The resident will still owe you the money, but you will not be able to retain it from the security deposit. You will be able to send it to collections, try to get the resident to pay or sue the resident if you wish. The main issue is that the funds you are holding cannot be used for the amounts owed.


Suppose the original amount and the revised amount owed both exceed the security deposit?
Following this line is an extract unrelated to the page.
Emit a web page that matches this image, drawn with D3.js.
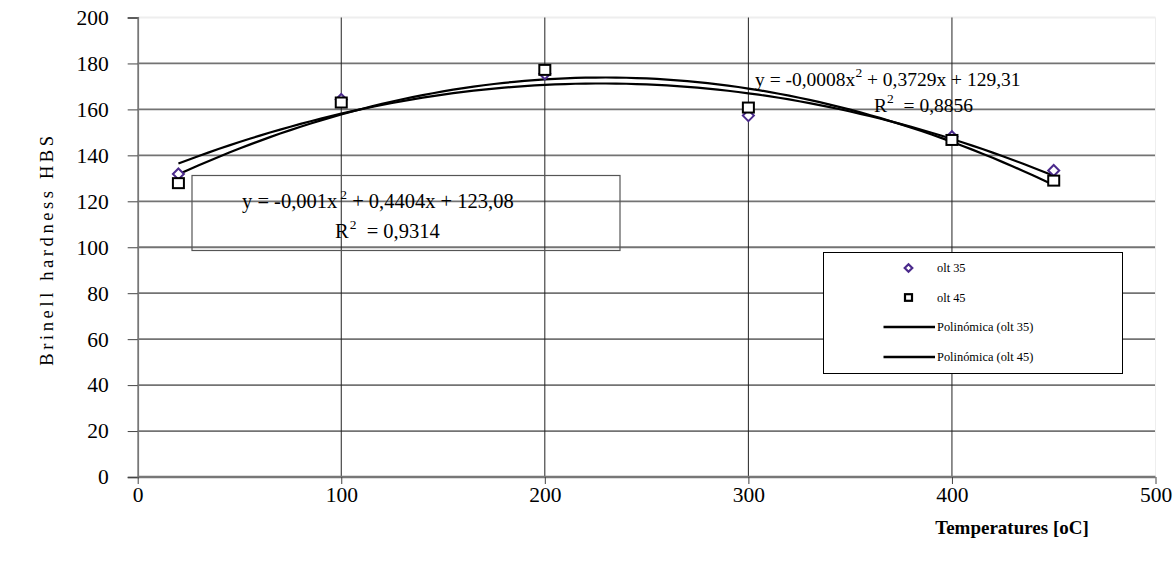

Let us assume you are holding a $1000 security deposit and originally claimed damages of $1200 within the 30 day period. After the 30 day period expires, you discover another $500 in damages. You may feel that there is a need to send a revised Notice, but this is not necessary, and besides, it is too late to send an amended Notice. You already have claimed the entire security deposit, so this intent has already been established. Remember, a Notice is not a bill or a final accounting you are sending the resident. It is simply a notice stating how much you will be taking from the security deposit as required by law. However, to cite the above example, if you discover more damages within the 30 day period, it is good practice to send an amended Notice, since some of the items claimed in your initial Notice may not hold up in court, if a dispute leads to deposit litigation.


Avoiding a Possible Waiver Issue


There is a possibility of a resident claiming that since you sent the Notice of Intention to impose Claim with a particular amount stated, you are now stuck with it and cannot now charge the resident any more. For example, if a resident breaks a lease owing you one month’s rent and you make a claim for this one month’s rent, more months of rent may become due if the unit remains vacant. You certainly do not want the resident to think that just because one month was subtracted from the security deposit, this is all the resident is liable to you for. The standard notice wording as stated in Florida Statute 83.49 does not address this, so we recommend that the following wording be placed on the bottom of your Notice just to be extra safe:


This notice does not waive or limit any of manager's rights to damages or amounts due which may exceed the security deposit or the amounts listed on this form.